In modern Hebrew, the same root remains vividly alive:
- לִבְנוֹת בַּיִת — livnot bayit
“to build a house” - בּוֹנֶה — boneh
“builder” or “contractor”,”artist” - אַדְרִיכָל בּוֹנֶה — adrikhál boneh
“an architect builds, designs”
The verb can describe constructing cities, relationships, ideas, or even a person’s future. Hebrew still preserves the ancient sense that building is not merely technical labor, but the creation of something enduring and meaningful.
The same Hebrew root is later used for the building of altars, cities, and sacred spaces. The creation of woman is described with architectural tenderness and intentionality, as though God fashions human relationship itself as a sanctuary.
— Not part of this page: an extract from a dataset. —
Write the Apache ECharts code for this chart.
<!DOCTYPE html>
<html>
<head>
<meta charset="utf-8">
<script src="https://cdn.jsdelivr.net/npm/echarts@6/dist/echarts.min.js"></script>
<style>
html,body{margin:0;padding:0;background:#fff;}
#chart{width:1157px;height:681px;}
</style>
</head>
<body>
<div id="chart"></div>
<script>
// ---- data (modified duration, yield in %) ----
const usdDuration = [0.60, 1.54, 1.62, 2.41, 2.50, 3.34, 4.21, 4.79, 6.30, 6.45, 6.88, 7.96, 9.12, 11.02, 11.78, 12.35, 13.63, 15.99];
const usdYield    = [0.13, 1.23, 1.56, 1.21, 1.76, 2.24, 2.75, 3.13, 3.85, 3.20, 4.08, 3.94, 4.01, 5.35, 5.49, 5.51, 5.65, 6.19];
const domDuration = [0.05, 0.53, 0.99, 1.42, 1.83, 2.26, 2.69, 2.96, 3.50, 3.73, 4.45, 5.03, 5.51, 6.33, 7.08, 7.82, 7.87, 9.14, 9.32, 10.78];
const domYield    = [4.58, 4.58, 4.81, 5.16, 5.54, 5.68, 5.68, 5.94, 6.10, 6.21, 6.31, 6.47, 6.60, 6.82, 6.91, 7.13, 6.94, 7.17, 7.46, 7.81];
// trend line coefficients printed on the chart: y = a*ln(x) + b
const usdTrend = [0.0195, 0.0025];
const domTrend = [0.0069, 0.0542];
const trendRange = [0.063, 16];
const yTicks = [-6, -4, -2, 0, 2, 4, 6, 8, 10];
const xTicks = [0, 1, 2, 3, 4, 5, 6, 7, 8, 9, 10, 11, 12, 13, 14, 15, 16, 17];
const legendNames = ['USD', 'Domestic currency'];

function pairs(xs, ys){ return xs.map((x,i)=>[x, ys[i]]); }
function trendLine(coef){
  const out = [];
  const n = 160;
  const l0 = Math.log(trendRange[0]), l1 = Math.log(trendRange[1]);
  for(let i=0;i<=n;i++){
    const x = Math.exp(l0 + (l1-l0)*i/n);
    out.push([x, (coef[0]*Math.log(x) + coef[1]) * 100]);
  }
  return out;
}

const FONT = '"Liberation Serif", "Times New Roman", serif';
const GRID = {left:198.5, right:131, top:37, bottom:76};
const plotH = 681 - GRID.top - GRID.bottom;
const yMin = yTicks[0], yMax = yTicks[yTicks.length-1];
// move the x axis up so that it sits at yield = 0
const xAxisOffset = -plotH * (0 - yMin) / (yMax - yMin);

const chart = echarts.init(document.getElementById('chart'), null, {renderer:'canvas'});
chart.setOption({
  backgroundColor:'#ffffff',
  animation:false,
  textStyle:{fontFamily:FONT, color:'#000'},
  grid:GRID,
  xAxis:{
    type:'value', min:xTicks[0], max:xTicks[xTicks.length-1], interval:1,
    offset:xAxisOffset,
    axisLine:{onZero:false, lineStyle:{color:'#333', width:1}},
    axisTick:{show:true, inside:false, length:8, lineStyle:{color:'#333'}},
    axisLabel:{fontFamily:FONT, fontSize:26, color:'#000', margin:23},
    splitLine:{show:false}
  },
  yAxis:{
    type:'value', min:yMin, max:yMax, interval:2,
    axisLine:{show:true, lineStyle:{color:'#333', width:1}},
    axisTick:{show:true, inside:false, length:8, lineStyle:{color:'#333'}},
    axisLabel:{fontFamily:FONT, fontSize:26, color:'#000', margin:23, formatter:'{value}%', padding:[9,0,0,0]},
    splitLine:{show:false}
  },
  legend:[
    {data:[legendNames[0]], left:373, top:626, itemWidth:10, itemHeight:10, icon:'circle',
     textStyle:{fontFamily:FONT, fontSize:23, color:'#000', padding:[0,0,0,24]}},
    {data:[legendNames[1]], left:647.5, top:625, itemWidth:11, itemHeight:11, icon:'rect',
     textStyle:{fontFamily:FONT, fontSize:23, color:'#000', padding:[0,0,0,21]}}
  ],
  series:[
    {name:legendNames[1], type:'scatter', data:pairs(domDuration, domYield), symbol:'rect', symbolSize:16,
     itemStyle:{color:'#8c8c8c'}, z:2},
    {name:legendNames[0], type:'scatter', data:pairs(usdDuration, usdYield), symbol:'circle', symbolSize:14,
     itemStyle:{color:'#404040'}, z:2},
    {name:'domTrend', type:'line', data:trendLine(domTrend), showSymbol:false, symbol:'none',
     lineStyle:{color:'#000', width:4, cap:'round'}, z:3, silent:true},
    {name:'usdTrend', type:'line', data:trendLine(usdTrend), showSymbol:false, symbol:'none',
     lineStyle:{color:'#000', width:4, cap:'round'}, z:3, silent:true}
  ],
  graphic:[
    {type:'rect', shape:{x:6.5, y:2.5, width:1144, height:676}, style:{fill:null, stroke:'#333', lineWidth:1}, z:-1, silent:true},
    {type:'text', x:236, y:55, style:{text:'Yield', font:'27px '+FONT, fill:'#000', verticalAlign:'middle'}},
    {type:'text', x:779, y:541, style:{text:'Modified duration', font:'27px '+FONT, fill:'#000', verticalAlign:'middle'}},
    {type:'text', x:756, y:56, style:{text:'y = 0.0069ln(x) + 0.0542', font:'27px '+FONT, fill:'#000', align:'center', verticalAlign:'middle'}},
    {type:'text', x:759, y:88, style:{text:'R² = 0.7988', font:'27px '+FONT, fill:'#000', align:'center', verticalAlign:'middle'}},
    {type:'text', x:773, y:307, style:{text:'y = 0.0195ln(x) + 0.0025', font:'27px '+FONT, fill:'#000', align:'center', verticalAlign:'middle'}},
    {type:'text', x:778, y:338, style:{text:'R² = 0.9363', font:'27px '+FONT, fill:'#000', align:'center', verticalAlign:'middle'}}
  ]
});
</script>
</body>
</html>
Homiletically, the passage reveals that the first human loneliness in Scripture is not solved through creation another human, but through companionship. The human being becomes fully human as the image of God not separate as individual, but in encounter.
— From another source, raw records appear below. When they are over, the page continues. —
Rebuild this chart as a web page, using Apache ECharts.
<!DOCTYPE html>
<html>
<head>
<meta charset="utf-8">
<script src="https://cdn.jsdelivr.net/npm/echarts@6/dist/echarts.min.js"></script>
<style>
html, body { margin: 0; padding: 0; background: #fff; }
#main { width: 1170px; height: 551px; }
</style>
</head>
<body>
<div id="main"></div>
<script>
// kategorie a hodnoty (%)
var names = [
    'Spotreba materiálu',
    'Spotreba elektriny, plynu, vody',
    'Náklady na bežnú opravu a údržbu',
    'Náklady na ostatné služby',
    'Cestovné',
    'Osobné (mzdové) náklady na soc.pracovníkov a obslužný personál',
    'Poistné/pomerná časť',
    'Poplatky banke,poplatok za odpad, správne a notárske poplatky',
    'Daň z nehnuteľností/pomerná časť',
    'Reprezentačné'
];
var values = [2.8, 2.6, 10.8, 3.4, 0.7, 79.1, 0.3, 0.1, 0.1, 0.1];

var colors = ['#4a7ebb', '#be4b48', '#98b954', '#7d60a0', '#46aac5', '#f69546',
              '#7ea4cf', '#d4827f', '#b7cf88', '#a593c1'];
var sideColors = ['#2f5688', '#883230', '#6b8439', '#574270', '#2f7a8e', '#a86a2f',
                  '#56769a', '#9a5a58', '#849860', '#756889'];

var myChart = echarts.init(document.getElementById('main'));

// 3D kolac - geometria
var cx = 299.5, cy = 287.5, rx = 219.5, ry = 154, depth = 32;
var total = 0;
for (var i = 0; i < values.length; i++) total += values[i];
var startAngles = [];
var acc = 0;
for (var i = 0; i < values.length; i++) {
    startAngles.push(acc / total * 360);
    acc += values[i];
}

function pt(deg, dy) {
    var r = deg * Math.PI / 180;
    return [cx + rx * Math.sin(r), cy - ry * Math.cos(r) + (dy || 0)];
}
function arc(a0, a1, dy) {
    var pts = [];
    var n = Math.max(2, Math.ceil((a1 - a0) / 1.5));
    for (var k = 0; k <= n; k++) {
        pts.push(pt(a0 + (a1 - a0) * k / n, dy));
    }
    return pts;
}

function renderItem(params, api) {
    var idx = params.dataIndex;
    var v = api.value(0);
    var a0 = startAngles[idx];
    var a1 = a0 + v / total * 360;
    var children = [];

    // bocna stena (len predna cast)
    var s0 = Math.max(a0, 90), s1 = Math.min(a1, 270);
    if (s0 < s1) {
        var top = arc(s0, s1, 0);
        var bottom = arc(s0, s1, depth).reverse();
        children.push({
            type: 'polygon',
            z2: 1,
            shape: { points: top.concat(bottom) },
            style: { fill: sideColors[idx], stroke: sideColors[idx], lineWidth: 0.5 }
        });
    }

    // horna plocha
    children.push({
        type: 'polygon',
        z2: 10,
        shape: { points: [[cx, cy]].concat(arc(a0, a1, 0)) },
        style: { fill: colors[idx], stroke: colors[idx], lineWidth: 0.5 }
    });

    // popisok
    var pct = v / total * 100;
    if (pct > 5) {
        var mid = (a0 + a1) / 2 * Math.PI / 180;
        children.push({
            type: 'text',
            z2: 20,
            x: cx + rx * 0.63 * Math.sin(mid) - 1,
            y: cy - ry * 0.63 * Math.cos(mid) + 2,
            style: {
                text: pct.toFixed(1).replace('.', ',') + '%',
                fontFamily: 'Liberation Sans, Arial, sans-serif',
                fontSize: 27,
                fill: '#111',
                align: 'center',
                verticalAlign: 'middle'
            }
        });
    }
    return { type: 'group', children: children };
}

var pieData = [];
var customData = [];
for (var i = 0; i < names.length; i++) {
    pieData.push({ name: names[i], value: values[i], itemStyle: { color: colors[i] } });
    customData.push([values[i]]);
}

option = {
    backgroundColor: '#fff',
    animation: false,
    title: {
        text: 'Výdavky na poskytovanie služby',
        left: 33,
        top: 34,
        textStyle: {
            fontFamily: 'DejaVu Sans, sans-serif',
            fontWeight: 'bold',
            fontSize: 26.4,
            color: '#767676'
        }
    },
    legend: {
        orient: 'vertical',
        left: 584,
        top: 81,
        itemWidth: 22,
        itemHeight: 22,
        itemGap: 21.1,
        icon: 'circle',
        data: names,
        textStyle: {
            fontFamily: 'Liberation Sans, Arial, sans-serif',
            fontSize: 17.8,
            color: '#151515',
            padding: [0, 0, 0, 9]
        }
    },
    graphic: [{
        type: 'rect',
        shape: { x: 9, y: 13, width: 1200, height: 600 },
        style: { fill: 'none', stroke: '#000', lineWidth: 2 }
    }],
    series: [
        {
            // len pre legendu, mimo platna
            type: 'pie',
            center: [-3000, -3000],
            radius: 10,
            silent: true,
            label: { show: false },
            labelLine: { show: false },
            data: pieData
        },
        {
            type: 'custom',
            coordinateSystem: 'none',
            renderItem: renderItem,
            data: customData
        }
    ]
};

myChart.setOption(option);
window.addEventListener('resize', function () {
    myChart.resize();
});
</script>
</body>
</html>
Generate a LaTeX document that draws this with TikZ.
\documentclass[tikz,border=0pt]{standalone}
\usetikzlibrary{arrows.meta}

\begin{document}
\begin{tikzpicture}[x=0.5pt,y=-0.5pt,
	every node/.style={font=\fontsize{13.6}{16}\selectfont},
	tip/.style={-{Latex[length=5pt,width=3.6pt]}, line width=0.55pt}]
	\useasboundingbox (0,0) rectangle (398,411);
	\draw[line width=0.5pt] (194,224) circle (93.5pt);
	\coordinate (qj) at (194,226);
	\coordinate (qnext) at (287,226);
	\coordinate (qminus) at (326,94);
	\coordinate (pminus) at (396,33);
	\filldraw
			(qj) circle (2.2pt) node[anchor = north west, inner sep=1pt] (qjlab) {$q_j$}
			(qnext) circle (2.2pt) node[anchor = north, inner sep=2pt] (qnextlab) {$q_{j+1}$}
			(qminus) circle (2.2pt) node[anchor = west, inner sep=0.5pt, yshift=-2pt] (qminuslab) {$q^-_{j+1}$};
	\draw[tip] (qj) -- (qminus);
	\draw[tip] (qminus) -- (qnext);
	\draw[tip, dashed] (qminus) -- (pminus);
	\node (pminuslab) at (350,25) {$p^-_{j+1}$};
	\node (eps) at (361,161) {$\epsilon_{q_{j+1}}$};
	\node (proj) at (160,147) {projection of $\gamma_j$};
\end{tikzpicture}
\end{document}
Moses presents a vision of a human being as complementarity paired— two sides of one humanity, standing together before God.
This is how the divine image is fulfilled.
בְּצֶלֶם אֱלֹהִים — b’tzelem Elohim
“in the image of God”
The word צֶלֶם — tzelem is not only imply outward appearance, but reflection, living expression, mirrored presence. The human being carries the likeness of God united as one.
Together they become a full image of their Creator — strength beside tenderness, voice beside listening, giving beside receiving — two complete individuals, standing face to face beneath the breath of God.
Two living sides of one mystery, separated from the first day till the 6th in order to unite, set apart in order to unite — as allusion of the generation to come. The path to union is woven into creation itself.
So the Bible math is very different:
1 + 1 = 1,
and with the progression:
1 + 1 = 3… 4… 5… and generations beyond.